There are endless ghost stories and urban legends in Arkansas towns, but few stories center around a highway. The Highway 365 tale is one of the most frightening urban legends in Arkansas. According to legend, a man was driving down Highway 365 when he noticed a young girl on the side of the road. He offered to drive her home and gave her his coat to keep warm. When they arrived at her house, he got out of the car to open the car door for her, and she was nowhere to be found. When he knocked on the door to the house, a woman explained that the young girl was her daughter who was killed years ago, and every year she hitchhikes back home.

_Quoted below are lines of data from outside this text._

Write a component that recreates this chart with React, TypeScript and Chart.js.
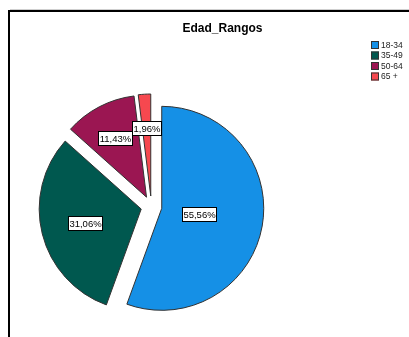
import React, { useEffect, useRef } from 'react';
import { Chart, registerables } from 'chart.js';
Chart.register(...registerables);

const categories = ['18-34', '35-49', '50-64', '65 +'];
const percentages = [55.56, 31.06, 11.43, 1.96];
const sliceColors = ['#1590e6', '#00584f', '#9b1652', '#f6484f'];
const chartTitle = 'Edad_Rangos';

const FONT = "Arial, 'Liberation Sans', sans-serif";
const fmt = (v: number) => v.toFixed(2).replace('.', ',') + '%';
const EXPLODE = 10.5; // every slice pulled out from the centre by this many px
const PIE_RADIUS = 102;

const decorPlugin = {
  id: 'decor',
  beforeDraw(chart: any) {
    const ctx = chart.ctx;
    ctx.save();
    ctx.fillStyle = '#fff';
    ctx.fillRect(0, 0, chart.width, chart.height);
    ctx.fillStyle = '#cfcfcf';
    ctx.fillRect(10, 9, chart.width, 1);
    ctx.fillStyle = '#000';
    ctx.fillRect(8, 10, chart.width, 2);
    ctx.fillRect(8, 10, 2, chart.height);
    ctx.font = `bold 12px ${FONT}`;
    ctx.textAlign = 'center';
    ctx.textBaseline = 'middle';
    ctx.fillStyle = '#000';
    ctx.fillText(chartTitle, 222.5, 29);
    // legend
    ctx.textAlign = 'left';
    ctx.font = `8.5px ${FONT}`;
    categories.forEach((c, i) => {
      const y = 41 + i * 10.5;
      ctx.fillStyle = sliceColors[i];
      ctx.fillRect(371, y, 8, 8);
      ctx.strokeStyle = '#333';
      ctx.lineWidth = 1;
      ctx.strokeRect(371.5, y + 0.5, 7, 7);
      ctx.fillStyle = '#222';
      ctx.fillText(c, 381, y + 4.5);
    });
    ctx.restore();
  },
  beforeDatasetDraw(chart: any, args: any) {
    const meta = chart.getDatasetMeta(args.index);
    const ctx = chart.ctx;
    meta.data.forEach((arc: any) => {
      const { startAngle, endAngle } = arc.getProps(['startAngle', 'endAngle'], true);
      const mid = (startAngle + endAngle) / 2;
      ctx.save();
      ctx.translate(Math.cos(mid) * EXPLODE, Math.sin(mid) * EXPLODE);
      arc.draw(ctx);
      ctx.restore();
    });
    return false;
  },
  afterDatasetsDraw(chart: any) {
    const ctx = chart.ctx;
    const meta = chart.getDatasetMeta(0);
    ctx.save();
    ctx.font = `9.5px ${FONT}`;
    ctx.textAlign = 'center';
    ctx.textBaseline = 'middle';
    const order = meta.data.map((_: any, i: number) => i).reverse();
    order.forEach((i: number) => {
      const arc = meta.data[i];
      const { x, y, startAngle, endAngle, outerRadius } = arc.getProps(['x', 'y', 'startAngle', 'endAngle', 'outerRadius'], true);
      const mid = (startAngle + endAngle) / 2;
      const half = (endAngle - startAngle) / 2;
      const dist = (2 / 3) * outerRadius * Math.sin(half) / half;
      const px = x + Math.cos(mid) * (dist + EXPLODE);
      const py = y + Math.sin(mid) * (dist + EXPLODE);
      const text = fmt(percentages[i]);
      const tw = ctx.measureText(text).width;
      const w = Math.round(tw + 3);
      const h = 15;
      const bx = Math.round(px - w / 2);
      const by = Math.round(py - h / 2);
      ctx.fillStyle = '#fff';
      ctx.fillRect(bx, by, w, h);
      ctx.strokeStyle = '#000';
      ctx.lineWidth = 1;
      ctx.strokeRect(bx + 0.5, by + 0.5, w - 1, h - 1);
      ctx.fillStyle = '#000';
      ctx.fillText(text, bx + w / 2, by + h / 2 + 0.5);
    });
    ctx.restore();
  },
};

export default function App() {
  const ref = useRef<HTMLCanvasElement>(null);
  useEffect(() => {
    if (!ref.current) return;
    const chart = new Chart(ref.current, {
      type: 'pie',
      data: {
        labels: categories,
        datasets: [
          {
            data: percentages,
            backgroundColor: sliceColors,
            borderColor: '#333',
            borderWidth: 1,
          },
        ],
      },
      options: {
        responsive: false,
        animation: false,
        events: [],
        radius: PIE_RADIUS,
        layout: { padding: { left: 20, right: 126.2, top: 86, bottom: 10 } },
        plugins: {
          legend: { display: false },
          title: { display: false },
          tooltip: { enabled: false },
        },
      } as any,
      plugins: [decorPlugin],
    });
    return () => chart.destroy();
  }, []);
  return (
    <div style={{ position: 'absolute', left: 0, top: 0, width: 409, height: 337, background: '#fff' }}>
      <canvas ref={ref} width={409} height={337} style={{ display: 'block' }} />
    </div>
  );
}
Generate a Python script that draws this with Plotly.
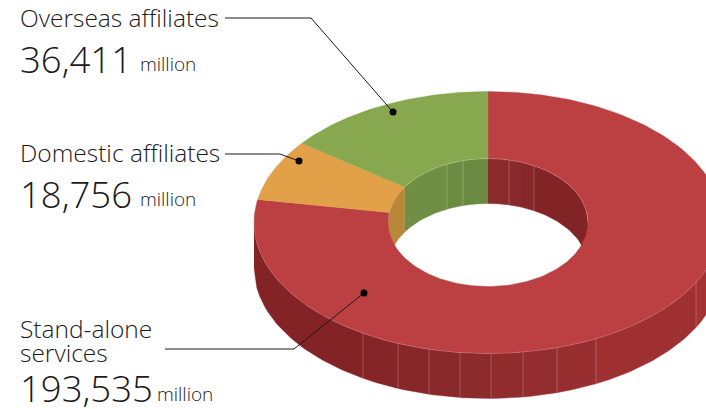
import numpy as np
import plotly.graph_objects as go

# Revenue by segment, in millions, clockwise from twelve o'clock
segments = ["Stand-alone services", "Domestic affiliates", "Overseas affiliates"]
values = [193535, 18756, 36411]
value_labels = ["193,535", "18,756", "36,411"]
top_colors = ["#BC4042", "#E2A049", "#88A84F"]

# Projected ring geometry, in page pixels
CX, CY = 488, 222.5
RX_OUT, RY_OUT = 234, 131
RX_IN, RY_IN = 100, 64
DEPTH = 45
FONT = "Open Sans"

# Shaded panels of the walls: (left x, right x, colour)
outer_panels = [
    (254, 363, "#842326"), (363, 398, "#862528"), (398, 429, "#88272A"),
    (429, 460, "#8A292B"), (460, 491, "#8C2A2C"), (491, 523, "#902C2E"),
    (523, 557, "#942D2F"), (557, 596, "#982E30"), (596, 696, "#9F3032"),
    (696, 722, "#A63334"),
]
outer_seams = [363, 398, 429, 460, 491, 523, 557, 596, 696]
inner_panels = [
    (447, 463, "#6D8C42"), (463, 476, "#6B8A41"), (476, 488, "#6B8A40"),
    (488, 498, "#8C2B2D"), (498, 509, "#8B2A2C"), (509, 521, "#8A292B"),
    (521, 534, "#882729"), (534, 588, "#822326"),
]
inner_seams = [447, 463, 509, 534]

fig = go.Figure()


def poly(xs, ys, color):
    fig.add_trace(go.Scatter(x=xs, y=ys, mode="lines", fill="toself", fillcolor=color,
                             line=dict(color=color, width=0.4), hoverinfo="skip"))


def rule(xs, ys, color, width):
    fig.add_trace(go.Scatter(x=xs, y=ys, mode="lines", line=dict(color=color, width=width),
                             hoverinfo="skip"))


def arc_y(x, rx, ry):
    u = np.clip((np.asarray(x, dtype=float) - CX) / rx, -1, 1)
    return ry * np.sqrt(1 - u * u)


def inner_param(theta):
    # Carry a rim angle onto the hole's ellipse along the same ray through the centre
    return np.arctan2(np.sin(theta) * RX_OUT / RX_IN, np.cos(theta) * RY_OUT / RY_IN)


# Slice boundaries from the values
total = sum(values)
bounds = np.concatenate([[0], np.cumsum(values)]) / total * 2 * np.pi

# Outer wall: front half of the ring
for x0, x1, c in outer_panels:
    xs = np.linspace(x0, x1, 40)
    ys = CY + arc_y(xs, RX_OUT, RY_OUT)
    poly(np.r_[xs, xs[::-1]], np.r_[ys, ys[::-1] + DEPTH], c)
for x in outer_seams:
    y = CY + float(arc_y(x, RX_OUT, RY_OUT))
    rule([x, x], [y, y + DEPTH], "rgba(255,255,255,0.28)", 0.8)

# Inner wall: back half of the hole, coloured by slice
a_green = inner_param(bounds[2])
x_green = CX + RX_IN * np.sin(a_green)
panels = [(CX - RX_IN, x_green, "#B8873A"), (x_green, 447, "#6F8F44")] + inner_panels
for x0, x1, c in panels:
    xs = np.linspace(x0, x1, 30)
    ys = CY - arc_y(xs, RX_IN, RY_IN)
    poly(np.r_[xs, xs[::-1]], np.r_[ys, ys[::-1] + DEPTH], c)
for x in inner_seams:
    y = CY - float(arc_y(x, RX_IN, RY_IN))
    rule([x, x], [y, y + DEPTH], "rgba(255,255,255,0.28)", 0.8)

# Top face
for i, c in enumerate(top_colors):
    t = np.linspace(bounds[i], bounds[i + 1], 240)
    a = np.unwrap(inner_param(t))
    xs = np.r_[CX + RX_OUT * np.sin(t), CX + RX_IN * np.sin(a[::-1])]
    ys = np.r_[CY - RY_OUT * np.cos(t), CY - RY_IN * np.cos(a[::-1])]
    poly(np.r_[xs, xs[0]], np.r_[ys, ys[0]], c)

# Pale highlights along the front rim and the back of the hole
xs = np.linspace(254, 722, 300)
rule(xs, CY + arc_y(xs, RX_OUT, RY_OUT), "rgba(255,255,255,0.22)", 0.7)
xs = np.linspace(x_green, CX + RX_IN, 200)
rule(xs, CY - arc_y(xs, RX_IN, RY_IN), "rgba(255,255,255,0.3)", 0.7)

# Leader lines with their end dots
leaders = [
    ([225, 311, 393], [18, 18, 112]),
    ([225, 280, 299], [154, 154, 161]),
    ([165, 294, 364], [349, 349, 293]),
]
for lx, ly in leaders:
    rule(lx, ly, "#1a1a1a", 1)
    fig.add_trace(go.Scatter(x=[lx[-1]], y=[ly[-1]], mode="markers",
                             marker=dict(color="#000000", size=7), hoverinfo="skip"))


def label(x, y, text, size):
    fig.add_annotation(x=x, y=y, text=text, showarrow=False, xanchor="left", yanchor="middle",
                       align="left", xref="x", yref="y", borderpad=0, borderwidth=0,
                       font=dict(family=FONT, size=size, color="#1a1a1a", weight=300))


label(20, 17, segments[2], 24.5)
label(20, 59, value_labels[2], 36.5)
label(140, 64, "million", 19)
label(20, 152.5, segments[1], 24.5)
label(20, 194, value_labels[1], 36.5)
label(140, 199, "million", 19)
label(20, 328, "Stand-alone", 24.5)
label(20, 352, "services", 24.5)
label(20, 388, value_labels[0], 36.5)
label(157, 394, "million", 19)

fig.update_layout(
    width=706, height=409, autosize=False, showlegend=False,
    margin=dict(l=0, r=0, t=0, b=0),
    paper_bgcolor="white", plot_bgcolor="white",
    xaxis=dict(range=[0, 706], visible=False, fixedrange=True),
    yaxis=dict(range=[409, 0], visible=False, fixedrange=True),
)
fig.write_html("out.html", config=dict(displayModeBar=False))
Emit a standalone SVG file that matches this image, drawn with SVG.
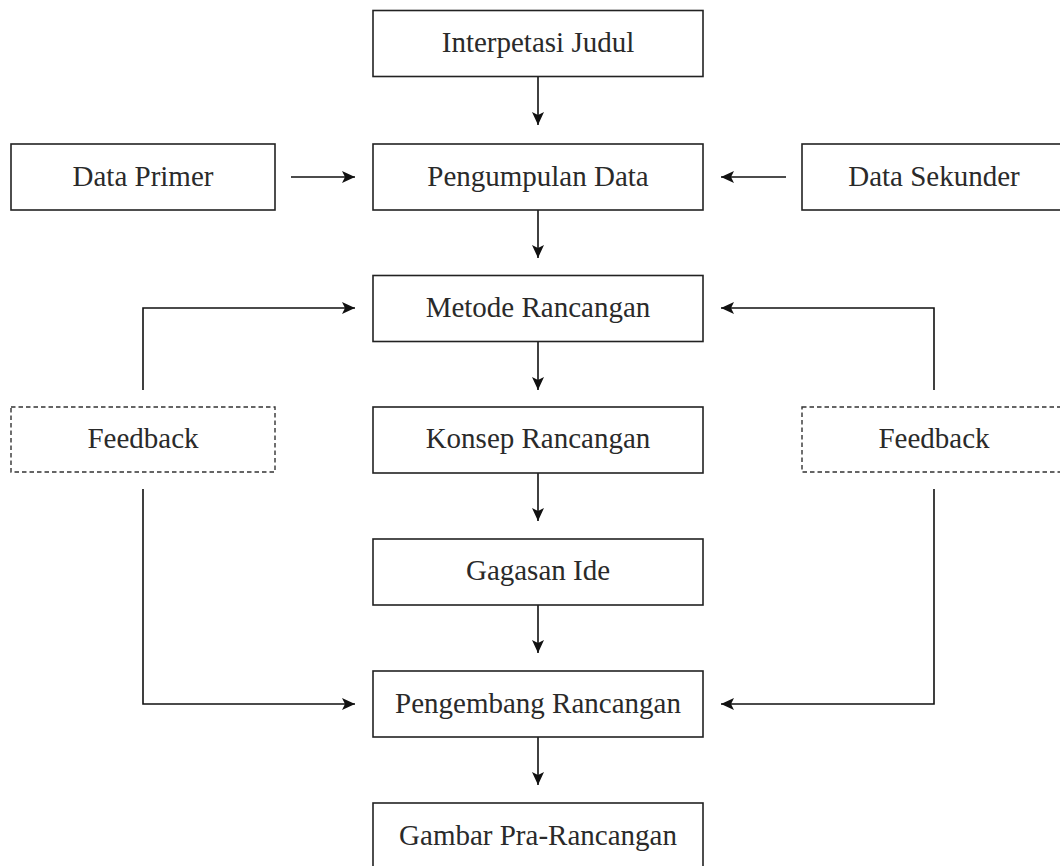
<svg xmlns="http://www.w3.org/2000/svg" width="1060" height="866" viewBox="0 0 1060 866">
<defs>
<style>
.box{fill:#fff;stroke:#222;stroke-width:1.6}
.dash{fill:#fff;stroke:#333;stroke-width:1.4;stroke-dasharray:4.5 3}
.lbl{font-family:"Liberation Serif","Times New Roman",serif;font-size:29px;fill:#2a2a2a;text-anchor:middle}
.ln{fill:none;stroke:#111;stroke-width:1.6}
</style>
<marker id="ah" markerWidth="14" markerHeight="12" viewBox="0 0 14 12" refX="13" refY="6" orient="auto" markerUnits="userSpaceOnUse">
<path d="M0,0 L13,6 L0,12 L3,6 Z" fill="#111"/>
</marker>
</defs>
<rect width="1060" height="866" fill="#fff"/>
<g id="connectors">
<line class="ln" x1="538" y1="77" x2="538" y2="125" marker-end="url(#ah)"/>
<line class="ln" x1="291" y1="177" x2="355" y2="177" marker-end="url(#ah)"/>
<line class="ln" x1="786" y1="177" x2="721" y2="177" marker-end="url(#ah)"/>
<line class="ln" x1="538" y1="210" x2="538" y2="258" marker-end="url(#ah)"/>
<line class="ln" x1="538" y1="342" x2="538" y2="390" marker-end="url(#ah)"/>
<line class="ln" x1="538" y1="473" x2="538" y2="521" marker-end="url(#ah)"/>
<line class="ln" x1="538" y1="605" x2="538" y2="653" marker-end="url(#ah)"/>
<line class="ln" x1="538" y1="737" x2="538" y2="785" marker-end="url(#ah)"/>
<polyline class="ln" points="143,390 143,308 355,308" marker-end="url(#ah)"/>
<polyline class="ln" points="934,390 934,308 721,308" marker-end="url(#ah)"/>
<polyline class="ln" points="143,489 143,704 355,704" marker-end="url(#ah)"/>
<polyline class="ln" points="934,489 934,704 721,704" marker-end="url(#ah)"/>
</g>
<g id="interpetasi"><rect class="box" x="373" y="10.5" width="330" height="66"/><text class="lbl" x="538" y="52">Interpetasi Judul</text></g>
<g id="data-primer"><rect class="box" x="11" y="144" width="264" height="66"/><text class="lbl" x="143" y="186">Data Primer</text></g>
<g id="pengumpulan"><rect class="box" x="373" y="144" width="330" height="66"/><text class="lbl" x="538" y="186">Pengumpulan Data</text></g>
<g id="data-sekunder"><rect class="box" x="802" y="144" width="270" height="66"/><text class="lbl" x="934" y="186">Data Sekunder</text></g>
<g id="metode"><rect class="box" x="373" y="275.5" width="330" height="66"/><text class="lbl" x="538" y="317">Metode Rancangan</text></g>
<g id="feedback-left"><rect class="dash" x="11" y="407" width="264" height="65"/><text class="lbl" x="143" y="448">Feedback</text></g>
<g id="konsep"><rect class="box" x="373" y="407" width="330" height="66"/><text class="lbl" x="538" y="448">Konsep Rancangan</text></g>
<g id="feedback-right"><rect class="dash" x="802" y="407" width="270" height="65"/><text class="lbl" x="934" y="448">Feedback</text></g>
<g id="gagasan"><rect class="box" x="373" y="539" width="330" height="66"/><text class="lbl" x="538" y="580">Gagasan Ide</text></g>
<g id="pengembang"><rect class="box" x="373" y="671" width="330" height="66"/><text class="lbl" x="538" y="713">Pengembang Rancangan</text></g>
<g id="gambar"><rect class="box" x="373" y="803" width="330" height="70"/><text class="lbl" x="538" y="845">Gambar Pra-Rancangan</text></g>
</svg>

The man then went to visit the grave of the young girl and draped across the tombstone was the man’s jacket.

Here’s a previous article with more urban legends in Arkansas.

Where is the creepiest town in Arkansas?

Arkansas is peppered with little ghost towns throughout the state, haunting reminders of what were once thriving communities. Some of the most popular ghost towns in Arkansas include:

  • Rush 
  • East Calico Rock 
  • Monte Ne
  • Graysonia
  • Arkansas Post
  • Four Gum Corner
  • Eros

Here’s a previous article about some more of the creepiest towns in Arkansas

What are the oldest towns in Arkansas?

Although Arkansas Post was first settled in 1686, today the history is being preserved in the form of a state park with a 757-acre protected area complete with a museum. Besides the Arkansas Post, here are 2 more of the oldest towns in Arkansas:

  • Georgetown - This town is considered the oldest, continuously settled area in Arkansas. Nestled along the White River, Georgetown was first settled in 1789. Today, the population hovers under 200, making it one of the smallest towns in Arkansas. 
  • Batesville - The second oldest municipality also happens to be the oldest city in Arkansas. It was first settled in 1810 and was also known as Napoleon and Poke Bayou before being renamed Batesville, named after James Woodson Bates.